The Logic and Controversy of “State-Picked Winners”

This approach essentially constitutes the state picking winners. The government is deploying a massive financial toolkit—including the Defense Production Act and Energy Department loan programs—to back chosen strategic firms. The White House defends this as correcting market failure. “If business-as-usual policies worked, America would not be reliant on foreign countries,” a spokesperson argued, asserting equity stakes ensure “taxpayers get a good bargain” and spur private investment.

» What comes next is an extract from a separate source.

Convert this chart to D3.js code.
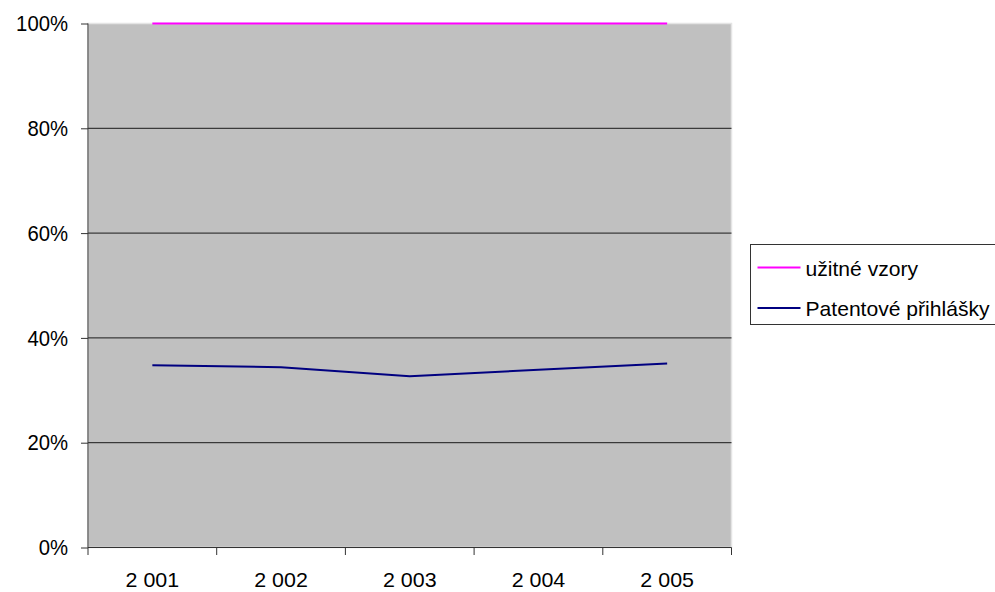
<!DOCTYPE html>
<html>
<head>
<meta charset="utf-8">
<script src="https://cdn.jsdelivr.net/npm/d3@7"></script>
<style>
  html, body { margin: 0; padding: 0; background: #fff; }
  svg { display: block; font-family: "Liberation Sans", Arial, sans-serif; }
</style>
</head>
<body>
<svg id="chart" width="995" height="592"></svg>
<script>
const years = ["2 001", "2 002", "2 003", "2 004", "2 005"];
const yTicks = [0, 0.2, 0.4, 0.6, 0.8, 1];
const uzitneVzory = [1, 1, 1, 1, 1];
const patentovePrihlasky = [0.348, 0.344, 0.327, 0.339, 0.351];
const seriesNames = ["užitné vzory", "Patentové přihlášky"];
const seriesColors = ["#ff00ff", "#000080"];

const svg = d3.select("#chart");
// plot area edges (don't call these top/left: window.top clashes)
const plotL = 88, plotR = 731.5, plotT = 23.5, plotB = 547.5;
const fontSize = 22.3;

const x = d3.scaleBand().domain(years).range([plotL, plotR]);
const y = d3.scaleLinear().domain([0, 1]).range([plotB, plotT]);

// the original text is a bit condensed, squeeze glyphs horizontally
function squeeze(sel, k) {
  sel.each(function () {
    const w = this.getComputedTextLength();
    d3.select(this)
      .attr("textLength", w * k)
      .attr("lengthAdjust", "spacingAndGlyphs");
  });
}

// plot area
svg.append("rect")
  .attr("x", plotL)
  .attr("y", plotT)
  .attr("width", plotR - plotL)
  .attr("height", plotB - plotT)
  .attr("fill", "#c0c0c0")
  .attr("stroke", "#e4e4e4")
  .attr("stroke-width", 1.5);

// gridlines (skip 0 and 100%)
svg.append("g")
  .selectAll("line")
  .data(yTicks.filter((d) => d > 0 && d < 1))
  .enter()
  .append("line")
  .attr("x1", plotL)
  .attr("x2", plotR)
  .attr("y1", (d) => y(d))
  .attr("y2", (d) => y(d))
  .attr("stroke", "#1a1a1a")
  .attr("stroke-width", 1);

// y axis
const yAxis = svg.append("g")
  .attr("transform", `translate(${plotL},0)`)
  .call(d3.axisLeft(y).tickValues(yTicks).tickSize(7).tickPadding(13)
    .tickFormat(d3.format(".0%")));
yAxis.select(".domain").attr("stroke", "#333").attr("d", `M0,${plotT}V${plotB}`);
yAxis.selectAll(".tick line").attr("stroke", "#333");
yAxis.selectAll("text")
  .attr("font-size", fontSize)
  .attr("fill", "#000")
  .attr("font-family", "Liberation Sans, Arial, sans-serif")
  .call(squeeze, 0.91);

// x axis, labels pulled up a touch so the descent stays inside the frame
const xAxis = svg.append("g")
  .attr("transform", `translate(0,${plotB})`)
  .call(d3.axisBottom(x).tickSize(0).tickPadding(24.5));
xAxis.select(".domain").attr("stroke", "#333").attr("d", `M${plotL},0H${plotR}`);
xAxis.selectAll("text")
  .attr("font-size", 21)
  .attr("fill", "#000")
  .attr("font-family", "Liberation Sans, Arial, sans-serif")
  .call(squeeze, 1.02);

// category boundary ticks
const bounds = years.map((d) => x(d)).concat([x(years[years.length - 1]) + x.bandwidth()]);
svg.append("g")
  .selectAll("line")
  .data(bounds)
  .enter()
  .append("line")
  .attr("x1", (d) => d)
  .attr("x2", (d) => d)
  .attr("y1", plotB)
  .attr("y2", plotB + 7.5)
  .attr("stroke", "#333");

// lines
const line = d3.line()
  .x((d, i) => x(years[i]) + x.bandwidth() / 2)
  .y((d) => y(d));

[uzitneVzory, patentovePrihlasky].forEach((s, i) => {
  svg.append("path")
    .datum(s)
    .attr("fill", "none")
    .attr("stroke", seriesColors[i])
    .attr("stroke-width", 2)
    .attr("d", line);
});

// legend (box runs off the right edge like the original)
const legend = svg.append("g").attr("transform", "translate(750.5,244.5)");
legend.append("rect")
  .attr("width", 260)
  .attr("height", 80)
  .attr("fill", "#fff")
  .attr("stroke", "#333")
  .attr("stroke-width", 1);

const item = legend.selectAll("g.item")
  .data(seriesNames)
  .enter()
  .append("g")
  .attr("class", "item")
  .attr("transform", (d, i) => `translate(0,${23 + i * 40.5})`);

item.append("line")
  .attr("x1", 7)
  .attr("x2", 50)
  .attr("stroke", (d, i) => seriesColors[i])
  .attr("stroke-width", 2);

item.append("text")
  .attr("x", 55)
  .attr("y", 8)
  .attr("font-size", 21.1)
  .attr("fill", "#000")
  .text((d) => d);
</script>
</body>
</html>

However, the strategy sparks significant debate. Critics warn that direct government investment sends a powerful political signal that could distort markets, crowding out unchosen competitors and warping capital and innovation flows. On transparency, Columbia University scholar Aaron Bartnick fears a lack of a clear public framework could lead to “arbitrary deals that favor friends or disfavor foes.” A deeper philosophical conflict exists: this marks a fundamental shift in U.S. industrial policy, blurring the lines between developmental finance and state-led venture capitalism by turning the government from a rule-maker into a direct market participant.

Building a Global Resources Alliance

The strategy extends beyond U.S. borders. Washington is actively constructing a global “minerals diplomacy” network aimed at containing China’s resource influence. In October 2025, it signed multi-billion-dollar mineral cooperation agreements with five nations, including Japan and Australia. It also established a $150 million joint development mechanism with Ukraine, securing preferential access to its mineral resources. These actions indicate an effort to replicate and upgrade China’s own state-capital-driven global resource integration model, uniting allies to build a “de-risked” critical minerals supply chain that excludes China.

Conclusion: A State-Capital Driven Marathon

The move from loan guarantees to direct equity stakes marks a new phase in great-power competition, centered on “state capital + strategic industry.” This race is not only about technology and markets but about how national will reshapes global industrial chains through capital tools. Its ultimate success hinges on Washington’s ability to balance breaking market dogma with avoiding inefficiency, truly building a secure and competitive domestic supply chain. This strategy is set to intensify the global scramble for resources and profoundly reshape the geopolitical economic landscape.